The organisations indicated that the time lapse is increasing the fastest in the Randstad conurbation, which comprises Amsterdam, Almere, Utrecht, Rotterdam, Leiden, The Hague, Amersfoort, Dordrecht, Hilversum and Haarlem.

In Utrecht, the waiting time increased by six months in the past year to 38 months or three years. That's a whole year longer than students were waiting on January 1, 2021. In Zeist, the wait lasts 26 months. This calculation does not consider studios and monumental buildings. SSH allows people to register for a room from the age of 16.

The worst place to find a room is the Amsterdam area, which includes Amstelveen, Haarlem and Hoofddorp. There, the time one has to wait for a room has been rising by two or three months a year since 2019. In Amstelveen, students are registered for an average of 5.5 years, which is longer than most Bachelor's programmes. The demand has skyrocketed in Delf and Leiden too, setting the national average at more than three years. Only in Hoofddorp and Wageningen does the wait last less than two years.

The waiting lists in other cities include students who move house: those who move from a place offered by a student housing provider to their own apartment, for example. The organisations cannot say for sure what the proportion of moving students is. In Utrecht, SSH only counts the students who come to live in one of their accommodations for the first time.

Students who have to wait too long for a room through these providers end up in the hands of the expensive private sector, where they manage to find a place after an average of five months, according to the annual National Student Monitor.

National platform
Jolan de Bie is the director of Kences, an umbrella organisation for student housing providers in the Netherlands.
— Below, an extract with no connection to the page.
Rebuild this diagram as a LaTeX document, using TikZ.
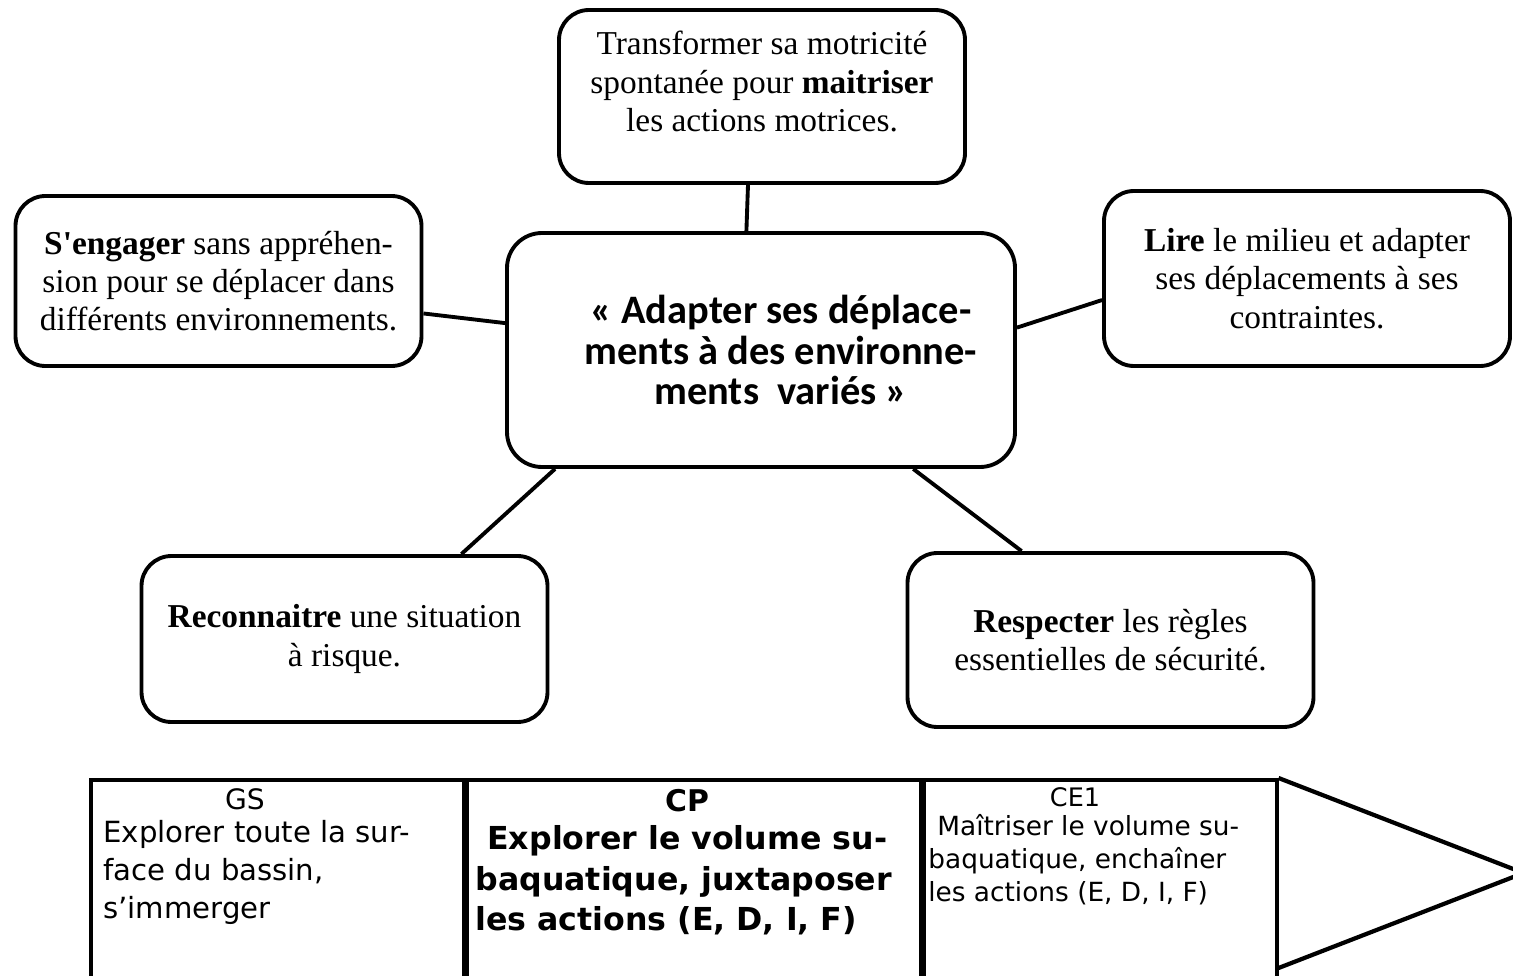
\documentclass[tikz,border=0pt]{standalone}
\usepackage{fontspec}
\setmainfont{Liberation Serif}[Ligatures=TeXOff]
\newfontfamily\hubfont{Carlito}
\newfontfamily\tabfont{DejaVu Sans}

\begin{document}
\begin{tikzpicture}[
    every node/.style={align=center},
    goal/.style={rectangle, rounded corners=0.6cm, draw, line width=2.2pt, minimum width=8.12cm, minimum height=3.4cm, font=\fontsize{19}{21.8}\selectfont},
    hub/.style={rectangle, rounded corners=0.7cm, draw, line width=2.2pt, minimum width=10.16cm, minimum height=4.68cm, font=\hubfont\bfseries\fontsize{23}{22.8}\selectfont},
    cell/.style={rectangle, draw, line width=2pt, anchor=north west, minimum height=5cm},
    head/.style={anchor=north, inner sep=0pt},
    body/.style={anchor=north west, align=left, inner sep=0pt},
    link/.style={line width=2.2pt}
]
    % Frame
    \useasboundingbox (0,0) rectangle (30.26,-19.52);
    \clip (0,0) rectangle (30.26,-19.52);

    % Central skill
    \node[hub] (hub) at (15.22,-7.00) {\hspace*{0.8cm}«~Adapter ses déplace-\\\hspace*{0.8cm}ments à des environne-\\\hspace*{0.8cm}ments~~variés~»};

    % Surrounding goals
    \node[goal, minimum height=3.46cm, text depth=0.6cm] (motor) at (15.24,-1.93) {Transformer sa motricité\\spontanée pour \textbf{maitriser}\\les actions motrices.};
    \node[goal] (engage) at (4.37,-5.62) {\textbf{S'engager} sans appréhen-\\sion pour se déplacer dans\\différents environnements.};
    \node[goal, minimum height=3.5cm] (read) at (26.14,-5.57) {\textbf{Lire} le milieu et adapter\\ses déplacements à ses\\contraintes.};
    \node[goal, minimum height=3.32cm] (risk) at (6.89,-12.78) {\textbf{Reconnaitre} une situation\\à risque.};
    \node[goal, minimum height=3.48cm] (rules) at (22.21,-12.80) {\textbf{Respecter} les règles\\essentielles de sécurité.};

    % Connections
    \draw[link] (motor.261) -- (hub.97);
    \draw[link] (engage.351) -- (hub.174);
    \draw[link] (read.186) -- (hub.5);
    \draw[link] (risk.36) -- (hub.210);
    \draw[link] (rules.135) -- (hub.322);

    % Level table
    \node[cell, minimum width=7.46cm] (gs) at (1.78,-15.56) {};
    \node[cell, minimum width=9.06cm] (cp) at (gs.north east) {};
    \node[cell, minimum width=7.06cm] (ce) at (cp.north east) {};
    \draw[line width=2.4pt] (ce.north east) -- ++(4.9,-1.9) -- ++(-4.9,-1.9);

    % Table texts
    \node[head, font=\tabfont\fontsize{16}{18}\selectfont] (gshead) at (4.9,-15.76) {GS};
    \node[body, font=\tabfont\fontsize{16.6}{21.5}\selectfont] (gstext) at (2.06,-16.40) {Explorer toute la sur-\\face du bassin,\\s’immerger};
    \node[head, font=\tabfont\bfseries\fontsize{17}{18}\selectfont] (cphead) at (13.74,-15.78) {CP};
    \node[body, font=\tabfont\bfseries\fontsize{18}{23.2}\selectfont] (cptext) at (9.5,-16.50) {\hspace*{0.24cm}Explorer le volume su-\\baquatique, juxtaposer\\les actions (E, D, I, F)};
    \node[head, font=\tabfont\fontsize{14.5}{16}\selectfont] (cehead) at (21.5,-15.74) {CE1};
    \node[body, font=\tabfont\fontsize{15}{18.7}\selectfont] (cetext) at (18.56,-16.28) {\hspace*{0.18cm}Maîtriser le volume su-\\baquatique, enchaîner\\les actions (E, D, I, F)};
\end{tikzpicture}
\end{document}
She says she is worried about the current situation. “The shortage is just too great and we all have to do something about it.” The Dutch government has recently come up with a National Student Housing Action Plan which aims for the construction of 60,000 extra housing units over the next eight years. 

De Bie expects that a joint rental platform gathering all student housing providers will ease the pressure as of 2024. “Right now, prospective students can register for our housing from the age of 16, but only in one city. On our new, national platform they won’t have to make that choice as they will be on the waiting list of all cities.”

Commenting on the geographical flexibility this is going to offer, De Bie adds: “Students are increasingly mobile and can live in a municipality other than the one in which they are studying. If the housing providers collaborate more, they will hopefully reduce the pressure in the cities with the longest waiting times.”